2.3. Relays' Bandwidth List format

It consists of zero or more RelayLines with the relays' bandwidth
in arbitrary order.

There MUST NOT be multiple KeyValue pairs with the same key in the same
RelayLine.
If there are, the parser SHOULD choose an arbitrary Value.

There MUST NOT be multiple RelayLine per relay identity (node_id or
master_key_ed25519).
If there are, parsers SHOULD issue a warning and MAY choose an arbitrary
value or ignore both values.

If a parser does not recognize any extra material in a RelayLine,
the extra material MUST be ignored.

Each RelayLine MUST include the following KeyValue pairs:
In version 1.0.0, node_id MUST NOT be at the end of the Line.
In version 1.1.0, the KeyValue can be in any arbitrary order.
[TODO: list of Tor version that support it, when it's done]

  "node_id=" hexdigest

    [Exactly once.]

    The fingerprint for the relay's RSA identity key.

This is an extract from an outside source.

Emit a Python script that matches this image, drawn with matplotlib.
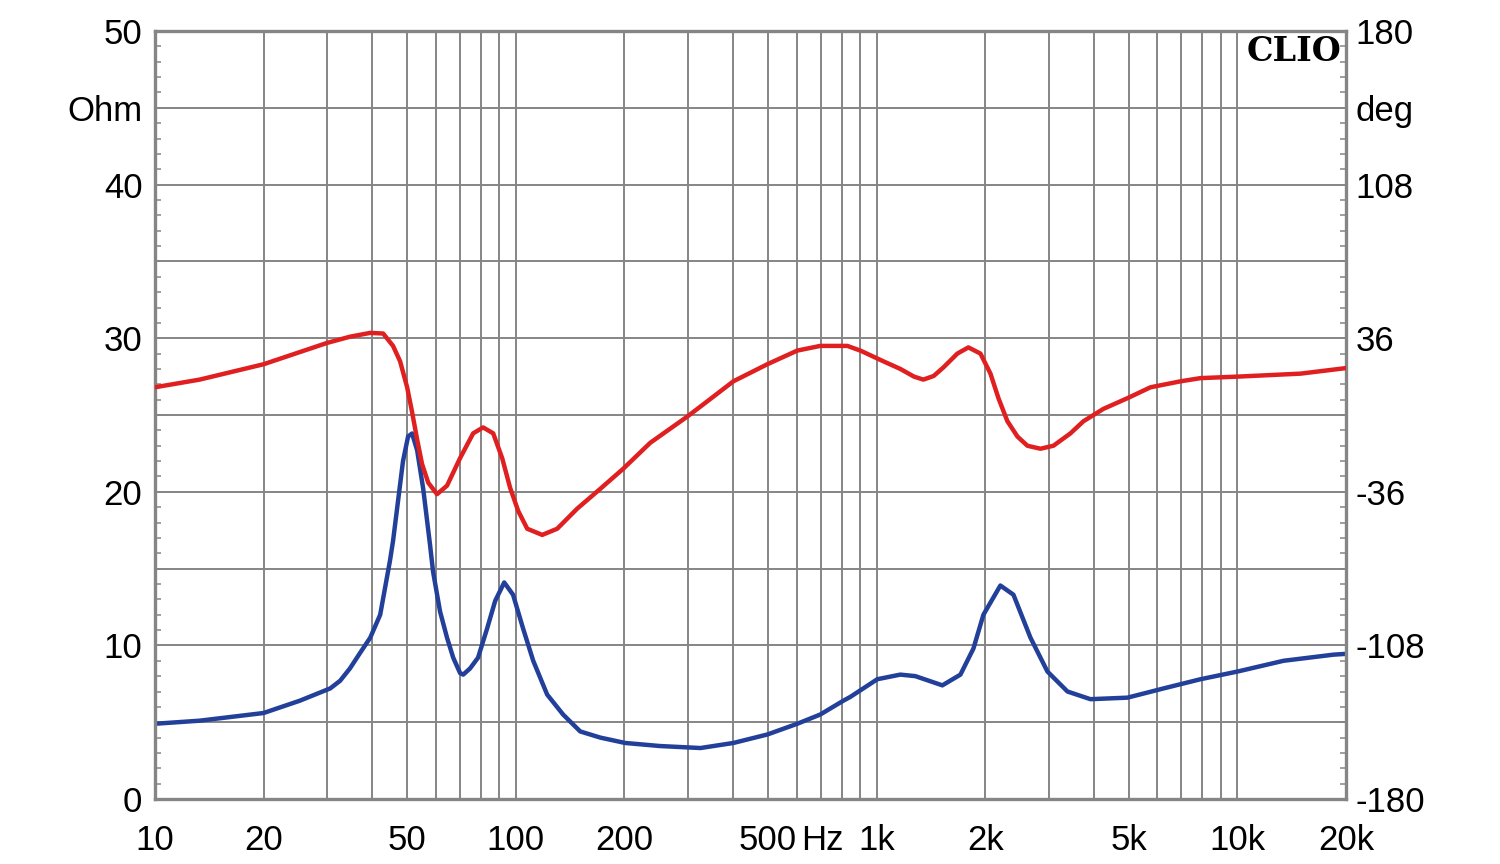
import numpy as np
import matplotlib.pyplot as plt

# impedance magnitude (Ohm), left axis
imp_freq = [10, 13.3, 20, 25.2, 30.6, 32.6, 34.7, 37.0, 39.5, 42.1,
            44.8, 45.7, 48.7, 50.3, 51.6, 53.3, 55.4, 57.9, 59.0, 61.7,
            64.5, 67.1, 70.1, 71.5, 74.7, 78.6, 83.3, 87.7, 92.9, 98.3,
            104.8, 111.8, 122.2, 135.3, 150.9, 171.5, 201, 251, 325, 401,
            498, 603, 698, 809, 846, 1005, 1164, 1281, 1522, 1708,
            1856, 1978, 2204, 2396, 2671, 2976, 3382, 3916, 4961, 6243,
            7907, 10010, 13430, 18490, 20000]
imp_ohm = [4.9, 5.1, 5.6, 6.4, 7.2, 7.7, 8.5, 9.5, 10.5, 12.0,
           15.5, 16.8, 22.0, 23.6, 23.8, 22.7, 20.2, 16.5, 14.8, 12.2,
           10.5, 9.2, 8.2, 8.1, 8.5, 9.2, 11.1, 12.9, 14.1, 13.3,
           11.1, 9.0, 6.8, 5.5, 4.4, 4.0, 3.65, 3.45, 3.32, 3.65,
           4.2, 4.9, 5.5, 6.4, 6.65, 7.8, 8.1, 8.0, 7.4, 8.1,
           9.8, 12.0, 13.9, 13.3, 10.5, 8.3, 7.0, 6.5, 6.6, 7.2,
           7.8, 8.3, 9.0, 9.4, 9.45]

# impedance phase (deg), right axis
ph_freq = [10, 13.3, 20, 25.2, 30, 34.7, 39.5, 42.9, 45.7, 47.8,
           50.0, 51.6, 53.3, 55.0, 57.2, 60.5, 64.5, 70.1, 76.2, 81.2,
           86.6, 91.7, 96.5, 101.6, 107.6, 118.4, 130.3, 148.0, 171.5, 198.5,
           236, 299, 340, 401, 498, 603, 698, 830, 902, 1044,
           1164, 1270, 1348, 1440, 1532, 1675, 1797, 1941, 2069, 2177,
           2305, 2458, 2619, 2846, 3092, 3447, 3746, 4256, 4961, 5745,
           6958, 7907, 10010, 14970, 20000]
ph_deg = [13.0, 16.6, 23.8, 29.5, 33.8, 36.7, 38.5, 38.2, 32.4, 25.2,
          13.0, 1.4, -11.5, -23.0, -31.7, -37.1, -33.1, -20.2, -8.6, -5.8,
          -8.6, -20.2, -34.2, -45.0, -53.3, -56.2, -53.3, -43.9, -34.6, -25.2,
          -13.0, -0.7, 6.5, 15.8, 23.8, 30.2, 32.4, 32.4, 30.2, 25.2,
          21.6, 18.0, 16.6, 18.3, 22.3, 28.8, 31.7, 28.8, 19.4, 7.9,
          -2.9, -10.1, -14.4, -15.8, -14.4, -8.6, -2.9, 2.9, 7.9, 13.0,
          15.8, 17.3, 18.0, 19.4, 22.0]

x_ticks = [10, 20, 50, 100, 200, 500, 707, 1000, 2000, 5000, 10000, 20000]
x_labels = ['10', '20', '50', '100', '200', '500', 'Hz', '1k', '2k', '5k', '10k', '20k']
left_ticks = [0, 10, 20, 30, 40, 45, 50]
left_labels = ['0', '10', '20', '30', '40', 'Ohm', '50']
right_ticks = [-180, -108, -36, 36, 108, 144, 180]
right_labels = ['-180', '-108', '-36', '36', '108', 'deg', '180']

grey = '#858585'
plt.rcParams['font.family'] = ['Liberation Sans', 'DejaVu Sans']

fig = plt.figure(figsize=(15, 8.64), dpi=100)
ax = fig.add_axes([0.1033, 0.0752, 0.794, 0.8889])
ax.set_xscale('log')
ax.set_xlim(10, 20000)
ax.set_ylim(0, 50)

# grid
for dec in [10, 100, 1000, 10000]:
    for m in range(1, 10):
        f = dec * m
        if 10 < f < 20000:
            ax.axvline(f, color=grey, lw=1.4, zorder=1)
for y in range(5, 50, 5):
    ax.axhline(y, color=grey, lw=1.4, zorder=1)

ax.plot(imp_freq, imp_ohm, color='#22409a', lw=3.2, zorder=3,
        solid_joinstyle='round')

ax.set_xticks(x_ticks)
ax.set_xticklabels(x_labels)
ax.xaxis.set_minor_locator(plt.NullLocator())
ax.set_yticks(left_ticks)
ax.set_yticklabels(left_labels)
ax.set_yticks(np.arange(0, 51, 1), minor=True)
ax.tick_params(axis='x', which='major', length=0, pad=18, labelsize=25)
ax.tick_params(axis='y', which='major', length=0, pad=9, labelsize=25)

for s in ax.spines.values():
    s.set_color(grey)
    s.set_linewidth(2.4)
    s.set_zorder(5)

ax2 = ax.twinx()
ax2.set_ylim(-180, 180)
ax2.plot(ph_freq, ph_deg, color='#e02020', lw=3.2, zorder=3,
         solid_joinstyle='round')
ax2.set_yticks(right_ticks)
ax2.set_yticklabels(right_labels)
ax2.tick_params(axis='y', which='major', length=0, pad=7, labelsize=25)
for s in ax2.spines.values():
    s.set_visible(False)

ax.tick_params(axis='y', which='minor', left=True, right=True, direction='in',
               length=4.5, width=1.1, color=grey)

ax.text(0.996, 0.995, 'CLIO', transform=ax.transAxes, ha='right', va='top',
        fontsize=24, fontweight='bold', family='DejaVu Serif', zorder=6)

fig.savefig('out.png', dpi=100)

  "master_key_ed25519=" MasterKey

    [Zero or one time.]

    The relays's master Ed25519 key, base64 encoded,
    without trailing "="s, to avoid ambiguity with KeyValue "="
    character.

    Implementations of version 1.1.0 SHOULD include both node_id and
    master_key_ed25519.
    Parsers SHOULD accept Lines that contain at least one of them.

  "bw=" Bandwidth

    [Exactly once.]

    The measured bandwidth of this relay.

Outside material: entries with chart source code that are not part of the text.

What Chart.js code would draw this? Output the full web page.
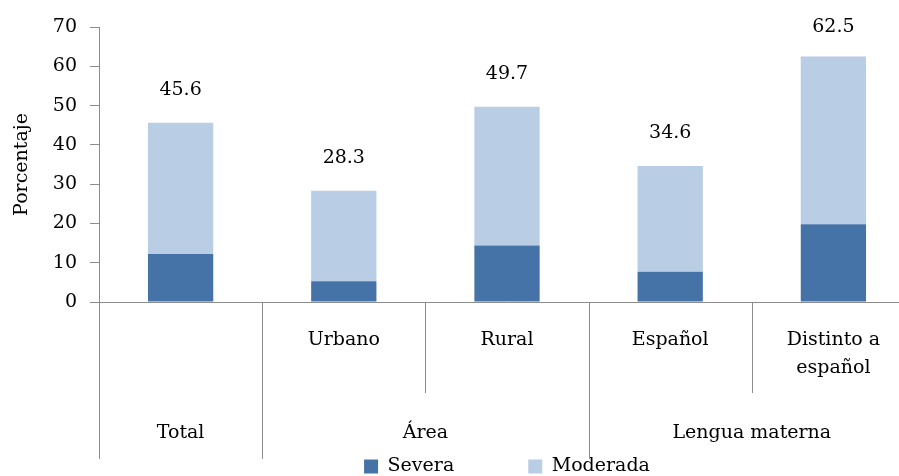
<!DOCTYPE html>
<html>
<head>
<meta charset="utf-8">
<script src="https://cdn.jsdelivr.net/npm/chart.js@4.4.0/dist/chart.umd.min.js"></script>
<style>
  html, body { margin: 0; padding: 0; background: #fff; }
  #wrap { width: 899px; height: 476px; overflow: hidden; position: relative; }
  canvas { display: block; }
</style>
</head>
<body>
<div id="wrap">
  <canvas id="chart" width="915" height="486"></canvas>
</div>
<script>
// data
const categories = ['', 'Urbano', 'Rural', 'Español', ['Distinto a', 'español']];
const severa = [12.2, 5.3, 14.4, 7.7, 19.8];
const moderada = [33.4, 23.0, 35.3, 26.9, 42.7];
const groupLabels = ['Total', 'Área', 'Lengua materna'];
const groupStart = [0, 1, 3];
const groupEnd = [0, 2, 4];
const yTicks = [0, 10, 20, 30, 40, 50, 60, 70];

const axisGrey = '#8c8c8c';
Chart.defaults.font.family = "'DejaVu Serif', serif";
Chart.defaults.font.size = 19;
Chart.defaults.color = '#000';

// totals above bars + category dividers + group labels
const groupAxis = {
    id: 'groupAxis',
    afterDatasetsDraw(chart) {
        const ctx = chart.ctx;
        const x = chart.scales.x;
        const y = chart.scales.y;
        ctx.save();
        ctx.fillStyle = '#000';
        ctx.font = "19px 'DejaVu Serif'";
        ctx.textAlign = 'center';
        ctx.textBaseline = 'middle';
        for (let i = 0; i < severa.length; i++) {
            const total = severa[i] + moderada[i];
            let ty = y.getPixelForValue(total) - 33;
            if (ty < chart.chartArea.top) ty = chart.chartArea.top;
            ctx.fillText(total.toFixed(1), x.getPixelForValue(i), ty);
        }
        ctx.restore();
    },
    afterDraw(chart) {
        const ctx = chart.ctx;
        const x = chart.scales.x;
        const bottom = chart.chartArea.bottom;
        const half = (x.getPixelForValue(1) - x.getPixelForValue(0)) / 2;
        const longEdges = [];
        groupStart.forEach(s => longEdges.push(s));
        longEdges.push(groupEnd[groupEnd.length - 1] + 1);
        ctx.save();
        ctx.strokeStyle = axisGrey;
        ctx.lineWidth = 1;
        for (let i = 0; i <= categories.length; i++) {
            const px = Math.round(x.getPixelForValue(i) - half) + 0.5;
            const len = longEdges.includes(i) ? 157 : 91;
            ctx.beginPath();
            ctx.moveTo(px, bottom);
            ctx.lineTo(px, bottom + len);
            ctx.stroke();
        }
        ctx.fillStyle = '#000';
        ctx.font = "19px 'DejaVu Serif'";
        ctx.textAlign = 'center';
        ctx.textBaseline = 'middle';
        for (let g = 0; g < groupLabels.length; g++) {
            const cx = (x.getPixelForValue(groupStart[g]) + x.getPixelForValue(groupEnd[g])) / 2;
            ctx.fillText(groupLabels[g], cx, bottom + 131);
        }
        ctx.restore();
    }
};

new Chart(document.querySelector('#chart'), {
    type: 'bar',
    data: {
        labels: categories,
        datasets: [{
            label: 'Severa',
            data: severa,
            backgroundColor: '#4572a7',
            borderWidth: 0
        }, {
            label: 'Moderada',
            data: moderada,
            backgroundColor: '#b9cde5',
            borderWidth: 0
        }]
    },
    options: {
        responsive: false,
        animation: false,
        layout: { padding: { top: 27, left: 0, right: 0, bottom: 0 } },
        datasets: {
            bar: { categoryPercentage: 1, barPercentage: 0.4 }
        },
        scales: {
            x: {
                stacked: true,
                grid: { display: true, drawOnChartArea: false, drawTicks: false },
                border: { display: true, color: axisGrey, width: 1 },
                ticks: {
                    padding: 24,
                    maxRotation: 0,
                    autoSkip: false,
                    font: { size: 19, lineHeight: 1.47 }
                },
                afterFit(scale) { scale.height = 81; }
            },
            y: {
                stacked: true,
                min: 0,
                max: 70,
                afterBuildTicks(scale) { scale.ticks = yTicks.map(v => ({ value: v })); },
                grid: { display: true, drawOnChartArea: false, drawTicks: true, tickLength: 9, color: axisGrey },
                border: { display: true, color: axisGrey, width: 1 },
                ticks: { padding: 13, font: { size: 19 } },
                title: {
                    display: true,
                    text: 'Porcentaje',
                    font: { size: 19 },
                    padding: { top: 11, bottom: 0 }
                },
                afterFit(scale) { scale.width = 99; }
            }
        },
        plugins: {
            legend: {
                position: 'bottom',
                fullSize: false,
                labels: {
                    boxWidth: 14,
                    boxHeight: 14,
                    padding: 74,
                    font: { size: 19 }
                }
            },
            tooltip: { enabled: false }
        }
    },
    plugins: [groupAxis]
});
</script>
</body>
</html>
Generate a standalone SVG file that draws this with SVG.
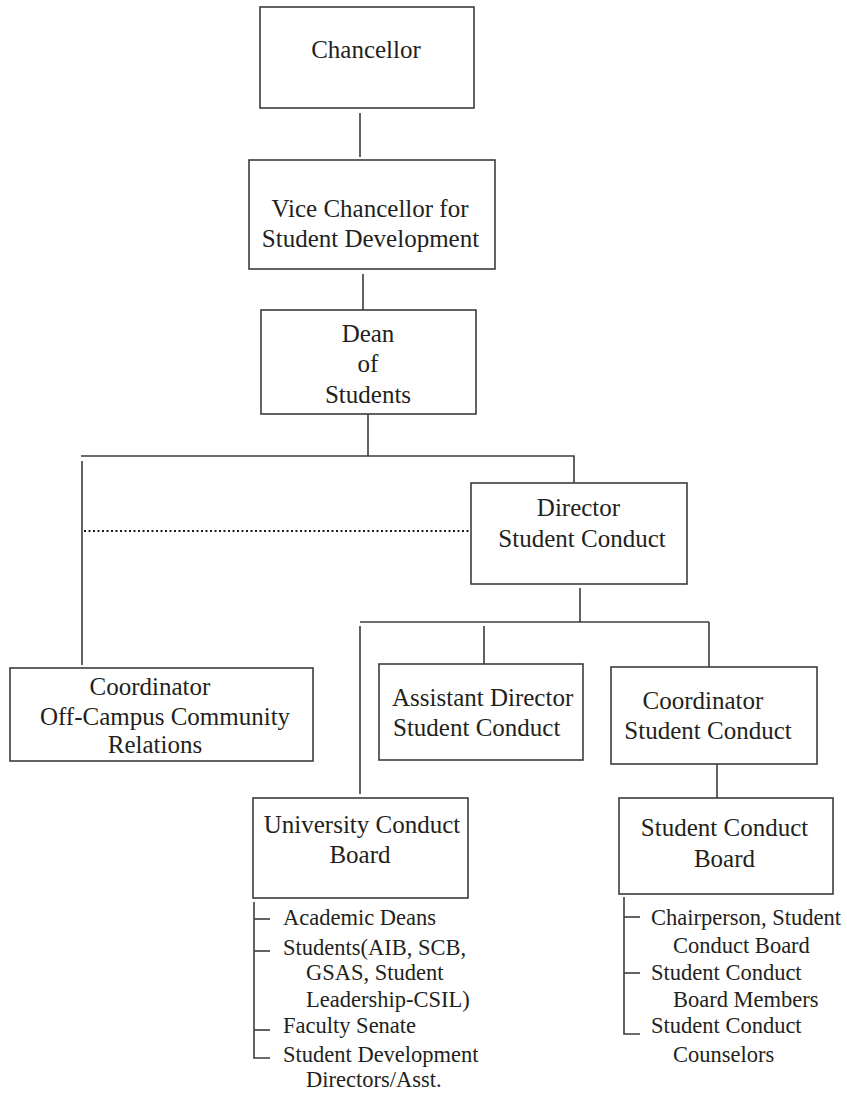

    Tor accepts zero bandwidths, but they trigger bugs in older Tor
    implementations. Therefore, implementations SHOULD NOT produce zero
    bandwidths. Instead, they SHOULD use one as their minimum bandwidth.
    If there are zero bandwidths, the parser MAY ignore them.

    Multiple measurements can be aggregated using an averaging scheme,
    such as a mean, median, or decaying average.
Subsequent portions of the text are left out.